Welcome to Cynthia Shaver, Asian Art Appraiser, June 2015 newsletter.

What an interesting, crazy month I am having. This morning I worked on three separate appraisals, some expert witness work and charitable contribution donations for IRS tax reductions. This afternoon I returned phone messages and have three future work projects. I am one who needs to work with a clipboard. I have two and was out-of-sorts with three jobs. Now I need more, maybe color-coded?

One client, an insurance claim, had art stolen during a real estate open house. My job involves researching seven Chinese artists, their paintings & calligraphy selling in the low four figures. In doing research of auction house databases, I am learning the different sizes of Chinese paper available. Nothing seems standard. One of the paintings researched was approximately 36” x 48” and another 18” x 24”. I looked through over 200 records of auction sales and none had those measurements. It occurred to me these scrolls were stolen, and by using approximate measurements, the clients were drawing from known standards in the United States. So review the lists again. The first scroll could be 33” x 52” and be a comparable. Review.

Another client is donating three screens to the Berkeley Art Museum (BAM). My assistant Susie and I went over to inspect the screens, and I learned about obaku calligraphy, “large rough brushwork historically done by Chinese monks who came into Japan in the 17th century” as described by Julia White, curator of Chinese art at BAM, “Obaku style calligraphy is executed with a large brush with strong lines showing a great deal of energy. Often it is executed in what is called flying white wherein the brush lines break up and the paper underneath is exposed,”

The third client has donated a rabbit fur lined early 20th century Chinese embroidered robe, worn to the Metropolitan Opera in the 1930’s, to the Metropolitan Museum of Art. The robe was likely commissioned for the lady, to wear to the opera, certainly a statement of refinement: money, worldliness and fashion. I saw one Chinese robe, made for a similar purpose only for the San Francisco Opera, complete with a photograph of the lady at the opera. Although the value is for decorative art, the same amount of research is required to find at least three comparable values as the calligraphy scrolls and the obaku style screen.
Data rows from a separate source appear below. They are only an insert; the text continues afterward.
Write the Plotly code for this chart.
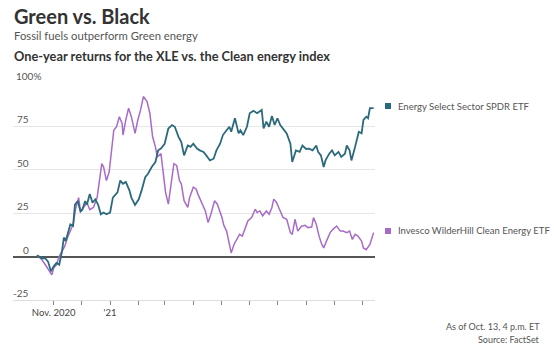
import pandas as pd
import plotly.graph_objects as go

# ---- data (days since 2020-10-14, % one-year return) ----
start_date = "2020-10-14"

xle_days = [0, 5, 9, 12, 15, 18, 21, 24, 27, 29, 31, 34, 36, 39, 41, 44, 47, 49, 52, 54,
            57, 60, 63, 66, 69, 72, 75, 79, 82, 87, 90, 93, 96, 100, 102, 106, 110, 113, 117, 120,
            124, 128, 131, 134, 138, 142, 146, 149, 153, 156, 159, 163, 166, 169, 173, 176, 180, 183, 187, 191,
            194, 198, 201, 205, 208, 210, 214, 218, 220, 223, 227, 230, 234, 238, 240, 243, 245, 248, 251, 254,
            257, 260, 263, 266, 270, 274, 276, 280, 284, 287, 291, 294, 298, 302, 304, 307, 310, 312, 316, 319,
            322, 326, 329, 333, 335, 338, 340, 343, 346, 348, 351, 353, 356, 358, 360, 364]
xle_vals = [0.8, -1, -1, -3, -8.5, -5.6, -3.7, -4.7, 3, 11, 9, 14.7, 18.6, 17.6, 30, 32, 26, 27, 32, 30,
            36, 31, 33, 30, 24.4, 25.4, 24.4, 25.4, 34, 37, 43.8, 41.9, 43, 38, 34, 29.8, 33, 38, 45.7, 47.7,
            51.6, 54.5, 61.2, 62.2, 65, 73.8, 75.8, 74.8, 69, 66, 58.3, 64, 63.2, 65, 62.2, 61.2, 60.3, 58.3, 55.4, 56.4,
            61.2, 65, 70, 72.8, 74.8, 71.9, 79.7, 71, 72.8, 70, 74.8, 82.6, 84, 82.6, 83.5, 84.5, 73.8, 77.7, 74.8, 81,
            75.8, 79.7, 75.8, 73.8, 71, 65, 54.5, 61.2, 60.3, 64, 62, 62.2, 61.2, 64, 60.3, 58.3, 51.6, 55.4, 59.3, 61.2,
            58.3, 60.3, 57.4, 59.3, 64, 61.2, 55.4, 61.2, 68, 71.9, 71, 78.7, 80.6, 79.7, 85.5, 85.5]

pbw_days = [0, 5, 9, 12, 16, 18, 21, 24, 27, 30, 33, 36, 39, 42, 45, 47, 50, 54, 57, 61,
            65, 67, 70, 72, 75, 78, 81, 83, 86, 89, 92, 93, 96, 99, 102, 106, 109, 112, 115, 119,
            122, 125, 128, 130, 134, 137, 139, 142, 146, 148, 151, 154, 156, 159, 163, 165, 169, 172, 174, 178,
            182, 185, 188, 192, 195, 200, 202, 205, 207, 210, 213, 216, 219, 222, 225, 228, 232, 236, 238, 241,
            244, 248, 251, 254, 256, 259, 263, 266, 270, 274, 276, 279, 282, 286, 290, 293, 297, 299, 302, 305,
            308, 310, 313, 317, 320, 324, 328, 331, 335, 338, 341, 344, 347, 351, 353, 356, 360, 364]
pbw_vals = [0.8, -1.7, -4.7, -7.5, -10.5, -6.6, -4.7, 0.2, 3, 6, 11, 14.7, 18.6, 28.3, 34, 26, 28.3, 31, 27, 28.3,
            34, 41.9, 53.5, 51.6, 43.8, 48.7, 61.2, 72.8, 74.8, 80.6, 76.7, 70, 78.7, 85.5, 80.6, 71, 78.7, 84.5, 92.2, 89.3,
            82.6, 69, 63.2, 57.4, 59.3, 43.8, 37, 30.2, 45.7, 53.5, 52.5, 43.8, 41.9, 32.2, 28.3, 34, 40, 39, 36, 31.2,
            26.3, 19.6, 24.4, 32.2, 30.2, 22.5, 18, 14.7, 8.9, 2.1, 7, 9.9, 12.8, 11.8, 16.7, 20.5, 22.5, 27.3, 25.4, 26.3,
            23.4, 26.3, 24.4, 28.3, 33.1, 31.2, 26.3, 22.5, 21.5, 13.8, 12.8, 21.5, 14.7, 17.5, 18, 16.7, 17, 22.5, 18.6, 11.8,
            7, 5, 8.9, 13.8, 15.7, 17.6, 14.7, 14.7, 13.8, 14.7, 9.9, 12.8, 11.8, 8.9, 5, 4, 7, 13.8]

tick_dates = ["2020-11-01", "2020-12-01", "2021-01-01", "2021-02-01", "2021-03-01", "2021-04-01",
              "2021-05-01", "2021-06-01", "2021-07-01", "2021-08-01", "2021-09-01", "2021-10-01"]
tick_text = ["Nov. 2020", "", "'21", "", "", "", "", "", "", "", "", ""]
y_ticks = [100, 75, 50, 25, 0, -25]
y_labels = ["100%", "75", "50", "25", "0", "-25"]

series_names = ["Energy Select Sector SPDR ETF", "Invesco WilderHill Clean Energy ETF"]
series_colors = ["#2b6a7c", "#a86cc8"]

# ---- figure ----
base = pd.Timestamp(start_date)
xle_x = base + pd.to_timedelta(xle_days, unit="D")
pbw_x = base + pd.to_timedelta(pbw_days, unit="D")

W, H = 554, 352
L, R, T, B = 13, 179, 83, 52
pw, ph = W - L - R, H - T - B

def px(x):
    return (x - L) / pw

def py(y):
    return (H - B - y) / ph

fig = go.Figure()
fig.add_trace(go.Scatter(x=pbw_x, y=pbw_vals, mode="lines", name=series_names[1],
                         line=dict(color=series_colors[1], width=1.5), showlegend=False))
fig.add_trace(go.Scatter(x=xle_x, y=xle_vals, mode="lines", name=series_names[0],
                         line=dict(color=series_colors[0], width=1.8), showlegend=False))

font_main = "Lato, 'Open Sans', sans-serif"
ann = []
ann.append(dict(text="<b>Green vs. Black</b>", x=px(12), y=py(16), xref="paper", yref="paper",
                xanchor="left", yanchor="middle", showarrow=False,
                font=dict(size=20, color="#333333", family=font_main)))
ann.append(dict(text="Fossil fuels outperform Green energy", x=px(12), y=py(36), xref="paper", yref="paper",
                xanchor="left", yanchor="middle", showarrow=False,
                font=dict(size=11.3, color="#555555", family=font_main)))
ann.append(dict(text="<b>One-year returns for the XLE vs. the Clean energy index</b>", x=px(12), y=py(56),
                xref="paper", yref="paper", xanchor="left", yanchor="middle", showarrow=False,
                font=dict(size=12.8, color="#333333", family=font_main)))
for v, lab in zip(y_ticks, y_labels):
    if lab.endswith("%"):
        ann.append(dict(text=lab, x=px(14), y=v, xref="paper", yref="y", xanchor="left", yanchor="middle",
                        yshift=7, showarrow=False, font=dict(size=10, color="#555555", family=font_main)))
    else:
        ann.append(dict(text=lab, x=px(31), y=v, xref="paper", yref="y", xanchor="right", yanchor="middle",
                        yshift=7, showarrow=False, font=dict(size=10, color="#555555", family=font_main)))
# legend labels
legend_y = [106, 231]
shapes = []
for name, col, ly in zip(series_names, series_colors, legend_y):
    ann.append(dict(text=name, x=px(396), y=py(ly), xref="paper", yref="paper", xanchor="left",
                    yanchor="middle", showarrow=False, font=dict(size=9.5, color="#555555", family=font_main)))
    shapes.append(dict(type="rect", xref="paper", yref="paper", x0=px(385), x1=px(391),
                       y0=py(ly + 3), y1=py(ly - 3), fillcolor=col, line=dict(width=0)))
ann.append(dict(text="As of Oct. 13, 4 p.m. ET", x=px(542), y=py(326), xref="paper", yref="paper",
                xanchor="right", yanchor="middle", showarrow=False,
                font=dict(size=9, color="#555555", family=font_main)))
ann.append(dict(text="Source: FactSet", x=px(542), y=py(339), xref="paper", yref="paper",
                xanchor="right", yanchor="middle", showarrow=False,
                font=dict(size=9, color="#555555", family=font_main)))

fig.update_layout(
    width=W, height=H, margin=dict(l=L, r=R, t=T, b=B),
    paper_bgcolor="white", plot_bgcolor="white",
    annotations=ann, shapes=shapes, showlegend=False,
    xaxis=dict(type="date", range=["2020-09-18", "2021-10-14 12:00"], tickvals=tick_dates, ticktext=tick_text,
               showgrid=False, zeroline=False, showline=True, linecolor="#dddddd", linewidth=1,
               ticks="outside", ticklen=4, tickcolor="#888888", tickwidth=1,
               tickfont=dict(size=9.5, color="#444444", family=font_main)),
    yaxis=dict(range=[-25, 100], tickvals=y_ticks, showticklabels=False, showgrid=True,
               gridcolor="#e6e6e6", gridwidth=1, zeroline=True, zerolinecolor="#555555", zerolinewidth=1.5,
               fixedrange=True),
)

fig.write_html("out.html")
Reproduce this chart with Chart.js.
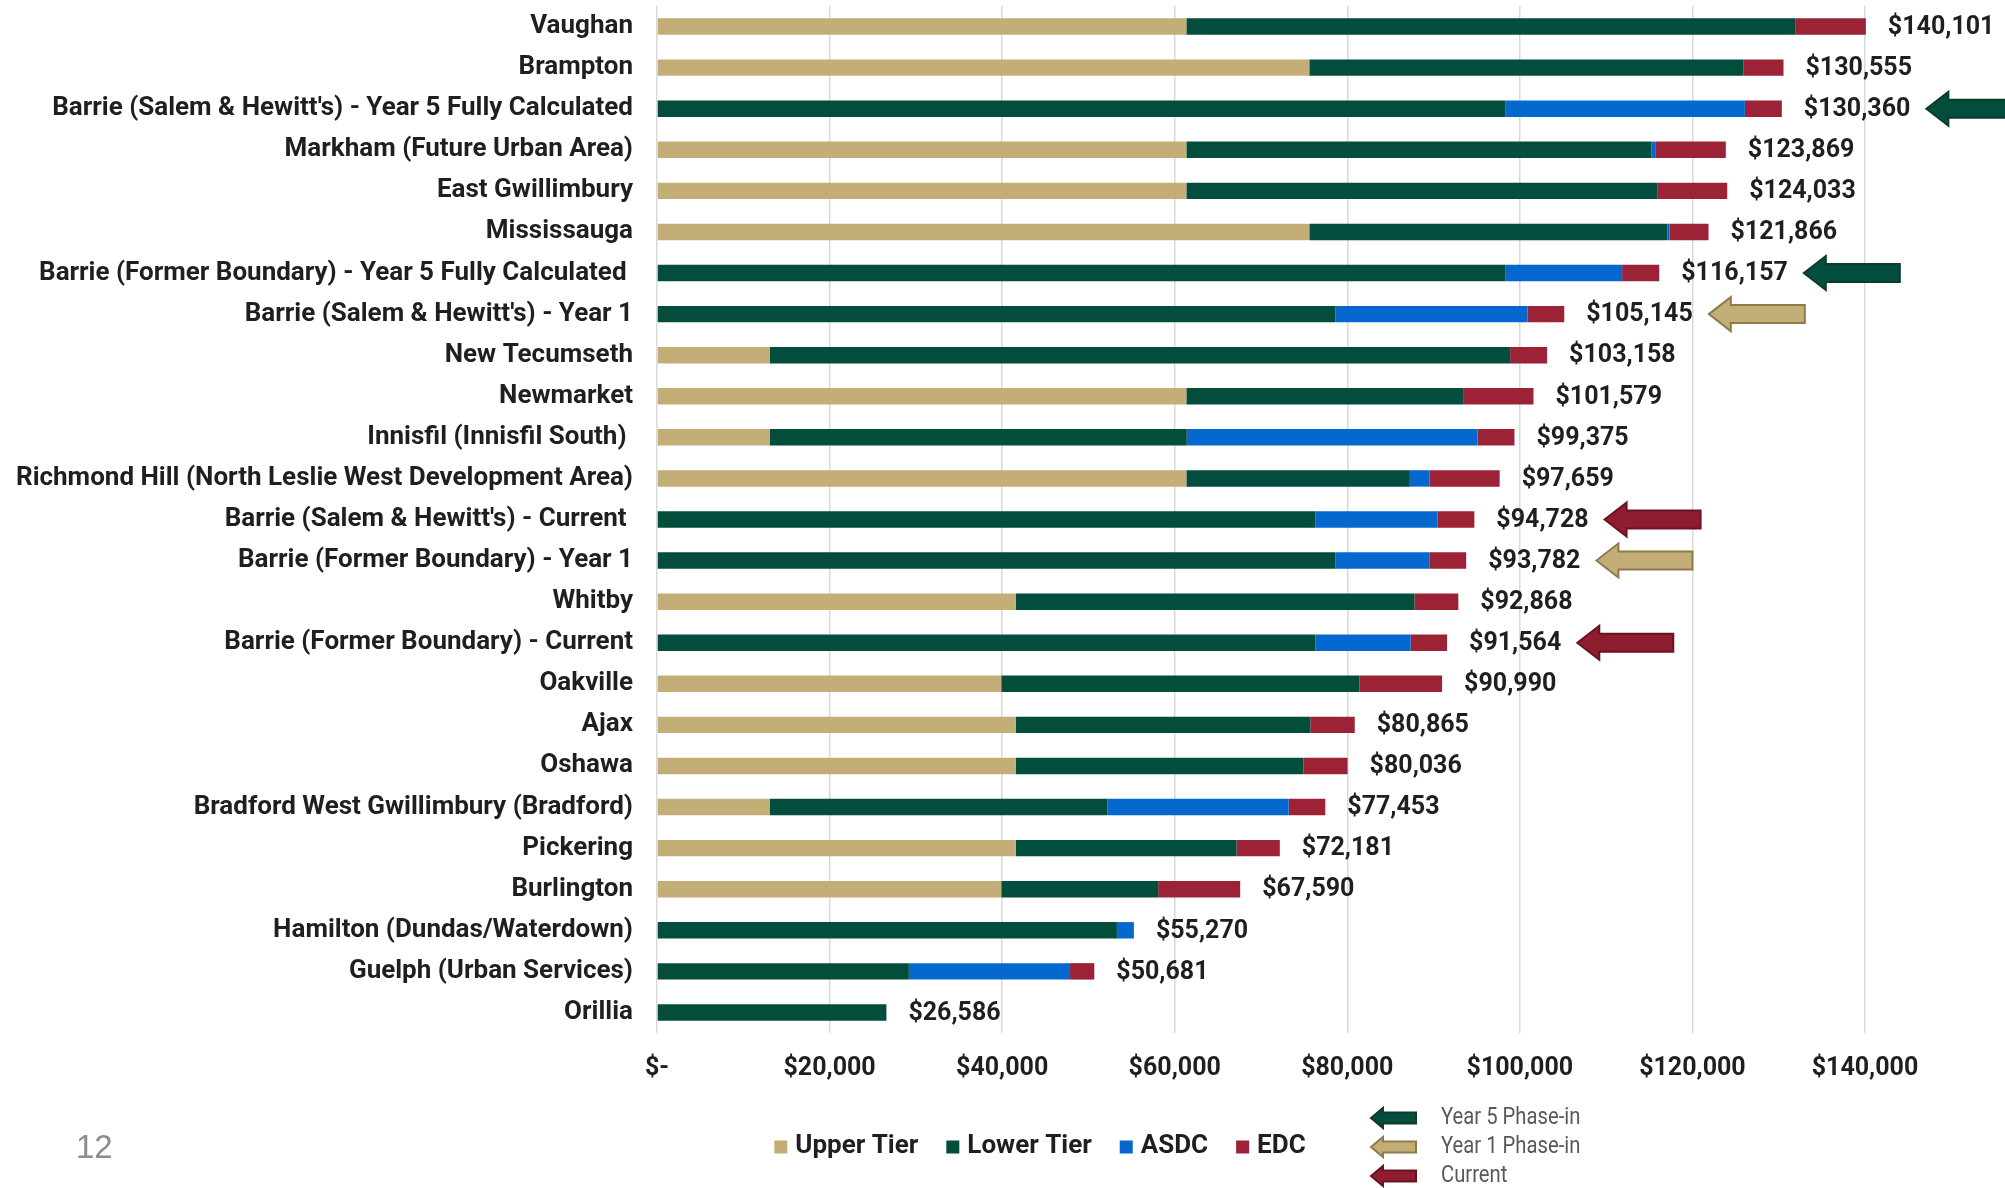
<!DOCTYPE html>
<html>
<head>
<meta charset="utf-8">
<script src="https://cdn.jsdelivr.net/npm/chart.js@4.4.0/dist/chart.umd.min.js"></script>
<style>
  html, body { margin: 0; padding: 0; background: #ffffff; }
  #wrap { position: relative; width: 2005px; height: 1188px; }
</style>
</head>
<body>
<div id="wrap"><canvas id="dcChart" width="2005" height="1188"></canvas></div>
<script>
// development charge comparison, per single detached unit
var categories = [
  "Vaughan",
  "Brampton",
  "Barrie (Salem & Hewitt's) - Year 5 Fully Calculated",
  "Markham (Future Urban Area)",
  "East Gwillimbury",
  "Mississauga",
  "Barrie (Former Boundary) - Year 5 Fully Calculated ",
  "Barrie (Salem & Hewitt's) - Year 1",
  "New Tecumseth",
  "Newmarket",
  "Innisfil (Innisfil South) ",
  "Richmond Hill (North Leslie West Development Area)",
  "Barrie (Salem & Hewitt's) - Current ",
  "Barrie (Former Boundary) - Year 1",
  "Whitby",
  "Barrie (Former Boundary) - Current",
  "Oakville",
  "Ajax",
  "Oshawa",
  "Bradford West Gwillimbury (Bradford)",
  "Pickering",
  "Burlington",
  "Hamilton (Dundas/Waterdown)",
  "Guelph (Urban Services)",
  "Orillia"
];
var upperTier = [61350, 75600, 0, 61350, 61350, 75600, 0, 0, 13050, 61350, 13050, 61350, 0, 0, 41600, 0, 39900, 41600, 41600, 13050, 41600, 39900, 0, 0, 0];
var lowerTier = [70620, 50330, 98300, 53890, 54570, 41520, 98300, 78630, 85820, 32150, 48350, 25900, 76310, 78610, 46190, 76310, 41520, 34120, 33310, 39150, 25560, 18180, 53300, 29190, 26586];
var asdc      = [0, 0, 27780, 520, 0, 210, 13550, 22270, 0, 0, 33700, 2300, 14140, 10950, 0, 11030, 0, 0, 0, 21010, 0, 0, 1970, 18680, 0];
var edc       = [8131, 4625, 4280, 8109, 8113, 4536, 4307, 4245, 4288, 8079, 4275, 8109, 4278, 4222, 5078, 4224, 9570, 5145, 5126, 4243, 5021, 9510, 0, 2811, 0];
var totals    = [140101, 130555, 130360, 123869, 124033, 121866, 116157, 105145, 103158, 101579, 99375, 97659, 94728, 93782, 92868, 91564, 90990, 80865, 80036, 77453, 72181, 67590, 55270, 50681, 26586];
var xTicks = [0, 20000, 40000, 60000, 80000, 100000, 120000, 140000];

// rows flagged with a phase-in arrow
var year5Rows = [2, 6];
var year1Rows = [7, 13];
var currentRows = [12, 15];

var C = {
  upper: "#C4AE78",
  lower: "#024D3B",
  asdc: "#0568CF",
  edc: "#9C2236",
  text: "#1F1F1F",
  grid: "#D9D9D9"
};
var FONT = "Roboto";

function money(v) {
  return "$" + v.toLocaleString("en-US");
}

function drawArrow(ctx, tipX, cy, len, headLen, headH, shaftH, fill, stroke) {
  ctx.save();
  ctx.beginPath();
  ctx.moveTo(tipX, cy);
  ctx.lineTo(tipX + headLen, cy - headH / 2);
  ctx.lineTo(tipX + headLen, cy - shaftH / 2);
  ctx.lineTo(tipX + len, cy - shaftH / 2);
  ctx.lineTo(tipX + len, cy + shaftH / 2);
  ctx.lineTo(tipX + headLen, cy + shaftH / 2);
  ctx.lineTo(tipX + headLen, cy + headH / 2);
  ctx.closePath();
  ctx.fillStyle = fill;
  ctx.fill();
  ctx.lineWidth = 2;
  ctx.strokeStyle = stroke;
  ctx.stroke();
  ctx.restore();
}

var ARROWS = {
  year5: { fill: "#024D3B", stroke: "#0E3B2F" },
  year1: { fill: "#C4AE78", stroke: "#8E7B4C" },
  current: { fill: "#8E1D2F", stroke: "#6A1322" }
};

var extrasPlugin = {
  id: "extras",
  afterDatasetsDraw: function (chart) {
    var ctx = chart.ctx;
    var xs = chart.scales.x;
    var ys = chart.scales.y;

    // totals at bar ends
    ctx.save();
    ctx.font = "bold 25px " + FONT;
    ctx.fillStyle = C.text;
    ctx.textAlign = "left";
    ctx.textBaseline = "middle";
    var labelEnds = [];
    totals.forEach(function (t, i) {
      var sum = upperTier[i] + lowerTier[i] + asdc[i] + edc[i];
      var x = xs.getPixelForValue(sum) + 22;
      var y = ys.getPixelForValue(i) + 1;
      var txt = money(t);
      ctx.fillText(txt, x, y);
      labelEnds[i] = x + ctx.measureText(txt).width;
    });
    ctx.restore();

    // phase-in arrows
    function mark(rows, kind) {
      rows.forEach(function (i) {
        var cy = ys.getPixelForValue(i);
        drawArrow(ctx, labelEnds[i] + 16, cy, 96, 22, 34, 18, ARROWS[kind].fill, ARROWS[kind].stroke);
      });
    }
    mark(year5Rows, "year5");
    mark(year1Rows, "year1");
    mark(currentRows, "current");
  },
  afterDraw: function (chart) {
    var ctx = chart.ctx;
    ctx.save();

    // series legend
    ctx.font = "bold 26px " + FONT;
    ctx.textBaseline = "middle";
    ctx.textAlign = "left";
    var items = chart.data.datasets.map(function (d) {
      return { text: d.label, color: d.backgroundColor, w: ctx.measureText(d.label).width };
    });
    var box = 13, gapBox = 8, gapItem = 28;
    var total = 0;
    items.forEach(function (it, k) {
      total += box + gapBox + it.w + (k < items.length - 1 ? gapItem : 0);
    });
    var x = 1040 - total / 2;
    var ly = 1146;
    items.forEach(function (it) {
      ctx.fillStyle = it.color;
      ctx.fillRect(x, ly - box / 2 + 1, box, box);
      ctx.fillStyle = C.text;
      ctx.fillText(it.text, x + box + gapBox, ly);
      x += box + gapBox + it.w + gapItem;
    });

    // phase-in legend (condensed text)
    var keys = [["year5", "Year 5 Phase-in"], ["year1", "Year 1 Phase-in"], ["current", "Current"]];
    keys.forEach(function (k, n) {
      var cy = 1118 + n * 29;
      drawArrow(ctx, 1371, cy, 45, 12, 20, 11, ARROWS[k[0]].fill, ARROWS[k[0]].stroke);
      ctx.save();
      ctx.translate(1441, cy);
      ctx.scale(0.88, 1);
      ctx.font = "23px " + FONT;
      ctx.fillStyle = "#595959";
      ctx.fillText(k[1], 0, 0);
      ctx.restore();
    });

    // slide number
    ctx.font = "33px 'Liberation Sans', " + FONT;
    ctx.fillStyle = "#8C8C8C";
    ctx.fillText("12", 76, 1149);
    ctx.restore();
  }
};

new Chart(document.getElementById("dcChart"), {
  type: "bar",
  data: {
    labels: categories,
    datasets: [
      { label: "Upper Tier", data: upperTier, backgroundColor: C.upper },
      { label: "Lower Tier", data: lowerTier, backgroundColor: C.lower },
      { label: "ASDC", data: asdc, backgroundColor: C.asdc },
      { label: "EDC", data: edc, backgroundColor: C.edc }
    ]
  },
  options: {
    indexAxis: "y",
    responsive: false,
    animation: false,
    layout: { padding: { left: 10, right: 140, top: 6, bottom: 95 } },
    datasets: {
      bar: { categoryPercentage: 1, barPercentage: 0.4, borderWidth: 0, clip: false }
    },
    plugins: {
      legend: { display: false },
      tooltip: { enabled: false }
    },
    scales: {
      x: {
        stacked: true,
        min: 0,
        max: 140000,
        afterBuildTicks: function (scale) {
          scale.ticks = xTicks.map(function (v) { return { value: v }; });
        },
        afterFit: function (scale) {
          scale.height = 60;
          scale.paddingTop = 0;
          scale.paddingBottom = 0;
        },
        grid: { color: C.grid, lineWidth: 1.5, drawTicks: false },
        border: { display: false },
        ticks: {
          padding: 21,
          color: C.text,
          font: { family: FONT, size: 25, weight: "bold" },
          callback: function (v) { return v === 0 ? "$-" : money(v); }
        }
      },
      y: {
        stacked: true,
        afterFit: function (scale) {
          scale.width = 647;
          scale.paddingTop = 0;
          scale.paddingBottom = 0;
        },
        grid: { display: false, drawTicks: false },
        border: { display: false },
        ticks: {
          padding: 24,
          color: C.text,
          autoSkip: false,
          font: { family: FONT, size: 26, weight: "bold" }
        }
      }
    }
  },
  plugins: [extrasPlugin]
});
</script>
</body>
</html>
Now to the phone calls I returned in the afternoon, all were to make office appointments. A son calling for his elderly father who collected Chinese jades and porcelains, wanting to know values for equitable distribution, at this time not wanting anything in writing. Another gentleman and his sister wanting values of property left to them by their parents, again for informal assessment of equitable distribution. The third phone call was from a gentleman who inherited two cloisonné Chinese urns. His purpose was for information of his heirloom, not wanting values but historical information. These appraisals, for information, tend to sound easy, but involve less readily available sources. Usually I am writing a variety of scholars for historical information, trips to the Asian Art Museum library and condense the information into a lay reader format.

All of this work I enjoy. It is different from one another, and I am constantly learning about cultures I have studied since 1976.